Description
The United States invaded Iraq in 2003 in order to get rid of Saddam Hussein’s authoritarian regime and to replace it with one based on democracy. The regime was defeated quickly, but twenty years later it is clear that the United States has failed to re-engineer Iraq into a democratic country. This is not surprising because the occupation was poorly planned and executed. More fundamentally, however, it failed because nation-building, that is the deliberate re-engineering of a society, is an impossible task even authoritarian regimes have failed to accomplish.

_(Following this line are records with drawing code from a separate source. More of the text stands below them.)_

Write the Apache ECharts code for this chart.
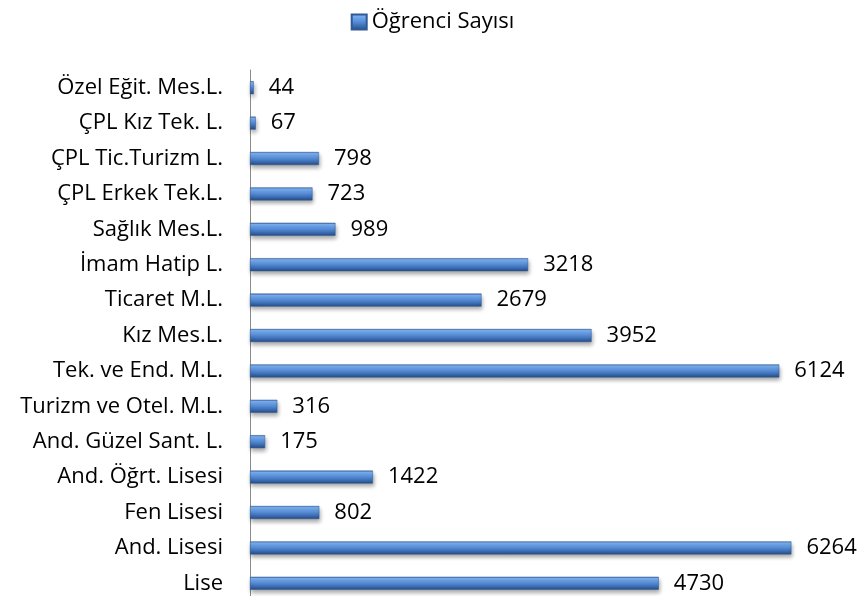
<!DOCTYPE html>
<html>
<head>
<meta charset="utf-8">
<script src="https://cdn.jsdelivr.net/npm/echarts@6/dist/echarts.min.js"></script>
<style>
html, body { margin: 0; padding: 0; background: #fff; }
#main { width: 865px; height: 596px; }
</style>
</head>
<body>
<div id="main"></div>
<script>
(function(){
var myChart = echarts.init(document.getElementById('main'));

// okul türleri (alttan üste)
var okullar = ['Lise', 'And. Lisesi', 'Fen Lisesi', 'And. Öğrt. Lisesi', 'And. Güzel Sant. L.',
    'Turizm ve Otel. M.L.', 'Tek. ve End. M.L.', 'Kız Mes.L.', 'Ticaret M.L.', 'İmam Hatip L.',
    'Sağlık Mes.L.', 'ÇPL Erkek Tek.L.', 'ÇPL Tic.Turizm L.', 'ÇPL Kız Tek. L.', 'Özel Eğit. Mes.L.'];
var ogrenciSayisi = [4730, 6264, 802, 1422, 175, 316, 6124, 3952, 2679, 3218, 989, 723, 798, 67, 44];

// silindir görünümü için dikey renk geçişi
var barGradient = new echarts.graphic.LinearGradient(0, 0, 0, 1, [
    { offset: 0, color: '#3d6aa8' },
    { offset: 0.12, color: '#7bb0f0' },
    { offset: 0.45, color: '#5a91dc' },
    { offset: 0.75, color: '#3b6cb2' },
    { offset: 1, color: '#264a80' }
]);

var option = {
    animation: false,
    legend: {
        top: 6,
        left: 'center',
        itemWidth: 15,
        itemHeight: 15,
        itemGap: 4,
        textStyle: { fontFamily: 'Open Sans', fontSize: 22, color: '#000' },
        data: [{ name: 'Öğrenci Sayısı', icon: 'rect' }]
    },
    grid: {
        left: 250,
        top: 70,
        width: 605,
        height: 531,
        containLabel: false,
        outerBoundsMode: 'none'
    },
    xAxis: {
        type: 'value',
        min: 0,
        max: 7000,
        show: false,
        splitLine: { show: false }
    },
    yAxis: {
        type: 'category',
        data: okullar,
        axisLine: { show: true, lineStyle: { color: '#8a8a8a', width: 1 } },
        axisTick: { show: false },
        axisLabel: {
            margin: 27,
            fontFamily: 'Open Sans',
            fontSize: 22,
            color: '#000'
        }
    },
    series: [{
        name: 'Öğrenci Sayısı',
        type: 'bar',
        data: ogrenciSayisi,
        barWidth: 13,
        itemStyle: {
            color: barGradient,
            borderColor: '#2f5a94',
            borderWidth: 0.5,
            shadowColor: 'rgba(0,0,0,0.35)',
            shadowBlur: 4,
            shadowOffsetY: 3,
            shadowOffsetX: 1
        },
        label: {
            show: true,
            position: 'right',
            distance: 15,
            fontFamily: 'Open Sans',
            fontSize: 22,
            color: '#000'
        }
    }]
};
myChart.setOption(option);
})();
</script>
</body>
</html>
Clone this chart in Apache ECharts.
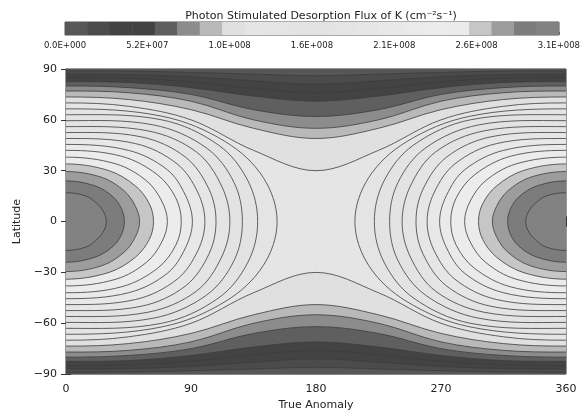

Marina Ottaway is a Middle East Fellow at the Woodrow Wilson Center and a long-time analyst of political transformations in Africa, the Balkans and the Middle East. She is working on a project at the Wilson Center about the countries of the Arab Spring and Iraq, having joined after 14 years at the Carnegie Endowment for International Peace, where she played a central role in launching the Middle East Program. Prior to that, she carried out research in Africa and in the Middle East for many years and taught at Georgetown University, the Johns Hopkins School for Advanced International Studies, the American University in Cairo, the University of the Witwatersrand in South Africa, the University of Zambia and Addis Ababa University. Her extensive research experience is reflected in her publications, which include nine authored books and six edited ones. Her most recent include Getting to Pluralism, co-authored with Amr Hamzawy, and Yemen on the Brink, co-edited with Christopher Boucek. While at Carnegie, she supervised its Guide to Egypt’s Transition, a website that provides background and analysis on issues that will shape Egypt’s political future, and Iraqi Elections 2010, an online guide to Iraqi politics. She received her Ph.D. from Columbia University.